▶ _WHAT THE EXERCISE ASKS_:
Return the listing below unchanged, minus its pictures.

◇ ◇ ◇

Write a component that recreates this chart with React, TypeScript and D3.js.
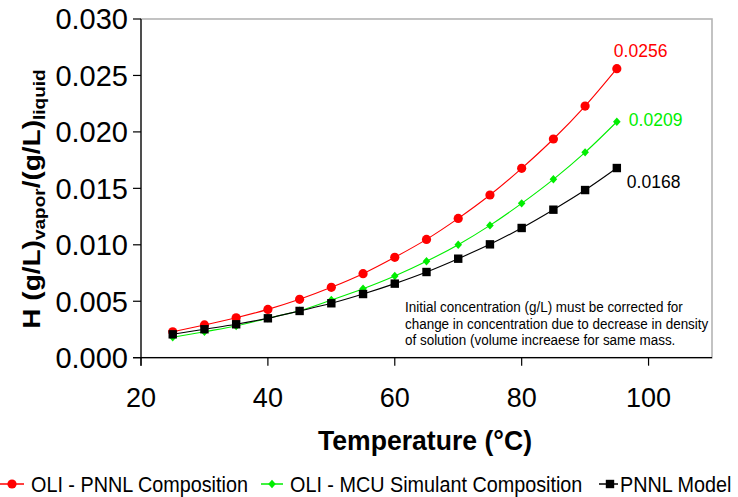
import React from "react";
import * as d3 from "d3";

const temps = [25, 30, 35, 40, 45, 50, 55, 60, 65, 70, 75, 80, 85, 90, 95];
const oliPnnl = [0.0023, 0.0029, 0.00354, 0.00428, 0.00517, 0.00623, 0.00744, 0.00889, 0.01048, 0.01234, 0.01441, 0.01677, 0.01937, 0.02229, 0.0256];
const oliMcu = [0.00181, 0.0023, 0.00281, 0.00349, 0.00416, 0.00511, 0.00611, 0.00724, 0.00854, 0.01001, 0.01172, 0.01367, 0.0158, 0.01819, 0.0209];
const pnnlModel = [0.00207, 0.00252, 0.00296, 0.00349, 0.00414, 0.00482, 0.00564, 0.00656, 0.00759, 0.00877, 0.01004, 0.01149, 0.01311, 0.01485, 0.0168];
const xTicks = [20, 40, 60, 80, 100];
const yTicks = [0, 0.005, 0.01, 0.015, 0.02, 0.025, 0.03];
const seriesNames = ["OLI - PNNL Composition", "OLI - MCU Simulant Composition", "PNNL Model"];
const endLabels = ["0.0256", "0.0209", "0.0168"];
const noteLines = [
  "Initial concentration (g/L) must be corrected for",
  "change in concentration due to decrease in density",
  "of solution (volume increaese for same mass.",
];

const FONT = "'Liberation Sans', Arial, sans-serif";

const W = 738, H = 497;
const left = 141, right = 712, top = 19, bottom = 357.7;

function T({ x, y, size, anchor = "start", fill = "#000", weight = "normal", sx = 1, children }: any) {
  return (
    <g transform={`translate(${x},${y}) scale(${sx},1)`}>
      <text fontFamily={FONT} fontSize={size} fontWeight={weight} textAnchor={anchor} fill={fill}>
        {children}
      </text>
    </g>
  );
}

function Marker({ kind, x, y, color }: any) {
  if (kind === "circle") return <circle cx={x} cy={y} r={4.6} fill={color} />;
  if (kind === "diamond")
    return <path d={`M${x},${y - 4.2}L${x + 3.8},${y}L${x},${y + 4.2}L${x - 3.8},${y}Z`} fill={color} />;
  return <rect x={x - 4.2} y={y - 4.2} width={8.4} height={8.4} fill={color} />;
}

export default function App() {
  const x = d3.scaleLinear().domain([20, 110]).range([left, right]);
  const y = d3.scaleLinear().domain([0, 0.03]).range([bottom, top]);

  const series = [
    { name: seriesNames[0], values: oliPnnl, color: "#ff0000", kind: "circle", label: endLabels[0] },
    { name: seriesNames[1], values: oliMcu, color: "#00ee00", kind: "diamond", label: endLabels[1] },
    { name: seriesNames[2], values: pnnlModel, color: "#000000", kind: "square", label: endLabels[2] },
  ];

  const line = d3
    .line<number>()
    .x((_, i) => x(temps[i]))
    .y((v) => y(v))
    .curve(d3.curveCatmullRom.alpha(0.5));

  const labelPos = [
    { dx: -3, dy: -12 },
    { dx: 12, dy: 4 },
    { dx: 10, dy: 20 },
  ];

  const legendItems = [
    { x0: 0, x1: 24, mx: 12, tx: 31 },
    { x0: 261, x1: 283, mx: 272, tx: 290 },
    { x0: 599, x1: 618, mx: 610, tx: 620 },
  ];
  const legendY = 484;

  return (
    <svg width={W} height={H} style={{ position: "absolute", left: 0, top: 0, background: "#fff" }}>
      <rect x={0} y={0} width={W} height={H} fill="#fff" />
      {/* frame */}
      <rect x={left} y={top} width={right - left} height={bottom - top} fill="none" stroke="#b4b4b4" strokeWidth={1.6} />
      {/* axes */}
      <line x1={left} x2={left} y1={top} y2={bottom + 8} stroke="#000" strokeWidth={1.2} />
      <line x1={left - 8} x2={right} y1={bottom} y2={bottom} stroke="#000" strokeWidth={1.2} />
      {yTicks.map((t) => (
        <g key={"y" + t}>
          <line x1={left - 8} x2={left} y1={y(t)} y2={y(t)} stroke="#000" strokeWidth={1.2} />
          <T x={128} y={y(t) + 10.4} size={29} anchor="end">
            {d3.format(".3f")(t)}
          </T>
        </g>
      ))}
      {xTicks.map((t) => (
        <g key={"x" + t}>
          <line x1={x(t)} x2={x(t)} y1={bottom} y2={bottom + 8} stroke="#000" strokeWidth={1.2} />
          <T x={x(t)} y={406.5} size={27} anchor="middle">
            {t}
          </T>
        </g>
      ))}
      {/* axis titles */}
      <T x={425} y={450} size={28} anchor="middle" weight="bold" sx={0.95}>
        Temperature (°C)
      </T>
      <g transform={`translate(40,199) scale(0.84,1) rotate(-90)`}>
        <text fontFamily={FONT} fontSize={28} fontWeight="bold" textAnchor="middle">
          <tspan>H (g/L)</tspan>
          <tspan fontSize={19} dy={6}>vapor</tspan>
          <tspan dy={-6}>/(g/L)</tspan>
          <tspan fontSize={19} dy={6}>liquid</tspan>
        </text>
      </g>
      {/* series */}
      {series.map((s, si) => (
        <g key={s.name}>
          <path d={line(s.values) || ""} fill="none" stroke={s.color} strokeWidth={1.1} />
          {s.values.map((v, i) => (
            <Marker key={i} kind={s.kind} x={x(temps[i])} y={y(v)} color={s.color} />
          ))}
          <T
            x={x(temps[temps.length - 1]) + labelPos[si].dx}
            y={y(s.values[s.values.length - 1]) + labelPos[si].dy}
            size={17.5}
            fill={s.color}
          >
            {s.label}
          </T>
        </g>
      ))}
      {/* note */}
      {noteLines.map((l, i) => (
        <T key={i} x={405} y={312 + i * 16.5} size={14} sx={0.96}>
          {l}
        </T>
      ))}
      {/* legend */}
      {series.map((s, i) => (
        <g key={"lg" + i}>
          <line x1={legendItems[i].x0} x2={legendItems[i].x1} y1={legendY} y2={legendY} stroke={s.color} strokeWidth={1.5} />
          <Marker kind={s.kind} x={legendItems[i].mx} y={legendY} color={s.color} />
          <T x={legendItems[i].tx} y={legendY + 8} size={22} sx={0.9}>
            {s.name}
          </T>
        </g>
      ))}
    </svg>
  );
}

◇ ◇ ◇

▶ _FULL ANSWER_:
Write a component that recreates this chart with React, TypeScript and D3.js.
import React from "react";
import * as d3 from "d3";

const temps = [25, 30, 35, 40, 45, 50, 55, 60, 65, 70, 75, 80, 85, 90, 95];
const oliPnnl = [0.0023, 0.0029, 0.00354, 0.00428, 0.00517, 0.00623, 0.00744, 0.00889, 0.01048, 0.01234, 0.01441, 0.01677, 0.01937, 0.02229, 0.0256];
const oliMcu = [0.00181, 0.0023, 0.00281, 0.00349, 0.00416, 0.00511, 0.00611, 0.00724, 0.00854, 0.01001, 0.01172, 0.01367, 0.0158, 0.01819, 0.0209];
const pnnlModel = [0.00207, 0.00252, 0.00296, 0.00349, 0.00414, 0.00482, 0.00564, 0.00656, 0.00759, 0.00877, 0.01004, 0.01149, 0.01311, 0.01485, 0.0168];
const xTicks = [20, 40, 60, 80, 100];
const yTicks = [0, 0.005, 0.01, 0.015, 0.02, 0.025, 0.03];
const seriesNames = ["OLI - PNNL Composition", "OLI - MCU Simulant Composition", "PNNL Model"];
const endLabels = ["0.0256", "0.0209", "0.0168"];
const noteLines = [
  "Initial concentration (g/L) must be corrected for",
  "change in concentration due to decrease in density",
  "of solution (volume increaese for same mass.",
];

const FONT = "'Liberation Sans', Arial, sans-serif";

const W = 738, H = 497;
const left = 141, right = 712, top = 19, bottom = 357.7;

function T({ x, y, size, anchor = "start", fill = "#000", weight = "normal", sx = 1, children }: any) {
  return (
    <g transform={`translate(${x},${y}) scale(${sx},1)`}>
      <text fontFamily={FONT} fontSize={size} fontWeight={weight} textAnchor={anchor} fill={fill}>
        {children}
      </text>
    </g>
  );
}

function Marker({ kind, x, y, color }: any) {
  if (kind === "circle") return <circle cx={x} cy={y} r={4.6} fill={color} />;
  if (kind === "diamond")
    return <path d={`M${x},${y - 4.2}L${x + 3.8},${y}L${x},${y + 4.2}L${x - 3.8},${y}Z`} fill={color} />;
  return <rect x={x - 4.2} y={y - 4.2} width={8.4} height={8.4} fill={color} />;
}

export default function App() {
  const x = d3.scaleLinear().domain([20, 110]).range([left, right]);
  const y = d3.scaleLinear().domain([0, 0.03]).range([bottom, top]);

  const series = [
    { name: seriesNames[0], values: oliPnnl, color: "#ff0000", kind: "circle", label: endLabels[0] },
    { name: seriesNames[1], values: oliMcu, color: "#00ee00", kind: "diamond", label: endLabels[1] },
    { name: seriesNames[2], values: pnnlModel, color: "#000000", kind: "square", label: endLabels[2] },
  ];

  const line = d3
    .line<number>()
    .x((_, i) => x(temps[i]))
    .y((v) => y(v))
    .curve(d3.curveCatmullRom.alpha(0.5));

  const labelPos = [
    { dx: -3, dy: -12 },
    { dx: 12, dy: 4 },
    { dx: 10, dy: 20 },
  ];

  const legendItems = [
    { x0: 0, x1: 24, mx: 12, tx: 31 },
    { x0: 261, x1: 283, mx: 272, tx: 290 },
    { x0: 599, x1: 618, mx: 610, tx: 620 },
  ];
  const legendY = 484;

  return (
    <svg width={W} height={H} style={{ position: "absolute", left: 0, top: 0, background: "#fff" }}>
      <rect x={0} y={0} width={W} height={H} fill="#fff" />
      {/* frame */}
      <rect x={left} y={top} width={right - left} height={bottom - top} fill="none" stroke="#b4b4b4" strokeWidth={1.6} />
      {/* axes */}
      <line x1={left} x2={left} y1={top} y2={bottom + 8} stroke="#000" strokeWidth={1.2} />
      <line x1={left - 8} x2={right} y1={bottom} y2={bottom} stroke="#000" strokeWidth={1.2} />
      {yTicks.map((t) => (
        <g key={"y" + t}>
          <line x1={left - 8} x2={left} y1={y(t)} y2={y(t)} stroke="#000" strokeWidth={1.2} />
          <T x={128} y={y(t) + 10.4} size={29} anchor="end">
            {d3.format(".3f")(t)}
          </T>
        </g>
      ))}
      {xTicks.map((t) => (
        <g key={"x" + t}>
          <line x1={x(t)} x2={x(t)} y1={bottom} y2={bottom + 8} stroke="#000" strokeWidth={1.2} />
          <T x={x(t)} y={406.5} size={27} anchor="middle">
            {t}
          </T>
        </g>
      ))}
      {/* axis titles */}
      <T x={425} y={450} size={28} anchor="middle" weight="bold" sx={0.95}>
        Temperature (°C)
      </T>
      <g transform={`translate(40,199) scale(0.84,1) rotate(-90)`}>
        <text fontFamily={FONT} fontSize={28} fontWeight="bold" textAnchor="middle">
          <tspan>H (g/L)</tspan>
          <tspan fontSize={19} dy={6}>vapor</tspan>
          <tspan dy={-6}>/(g/L)</tspan>
          <tspan fontSize={19} dy={6}>liquid</tspan>
        </text>
      </g>
      {/* series */}
      {series.map((s, si) => (
        <g key={s.name}>
          <path d={line(s.values) || ""} fill="none" stroke={s.color} strokeWidth={1.1} />
          {s.values.map((v, i) => (
            <Marker key={i} kind={s.kind} x={x(temps[i])} y={y(v)} color={s.color} />
          ))}
          <T
            x={x(temps[temps.length - 1]) + labelPos[si].dx}
            y={y(s.values[s.values.length - 1]) + labelPos[si].dy}
            size={17.5}
            fill={s.color}
          >
            {s.label}
          </T>
        </g>
      ))}
      {/* note */}
      {noteLines.map((l, i) => (
        <T key={i} x={405} y={312 + i * 16.5} size={14} sx={0.96}>
          {l}
        </T>
      ))}
      {/* legend */}
      {series.map((s, i) => (
        <g key={"lg" + i}>
          <line x1={legendItems[i].x0} x2={legendItems[i].x1} y1={legendY} y2={legendY} stroke={s.color} strokeWidth={1.5} />
          <Marker kind={s.kind} x={legendItems[i].mx} y={legendY} color={s.color} />
          <T x={legendItems[i].tx} y={legendY + 8} size={22} sx={0.9}>
            {s.name}
          </T>
        </g>
      ))}
    </svg>
  );
}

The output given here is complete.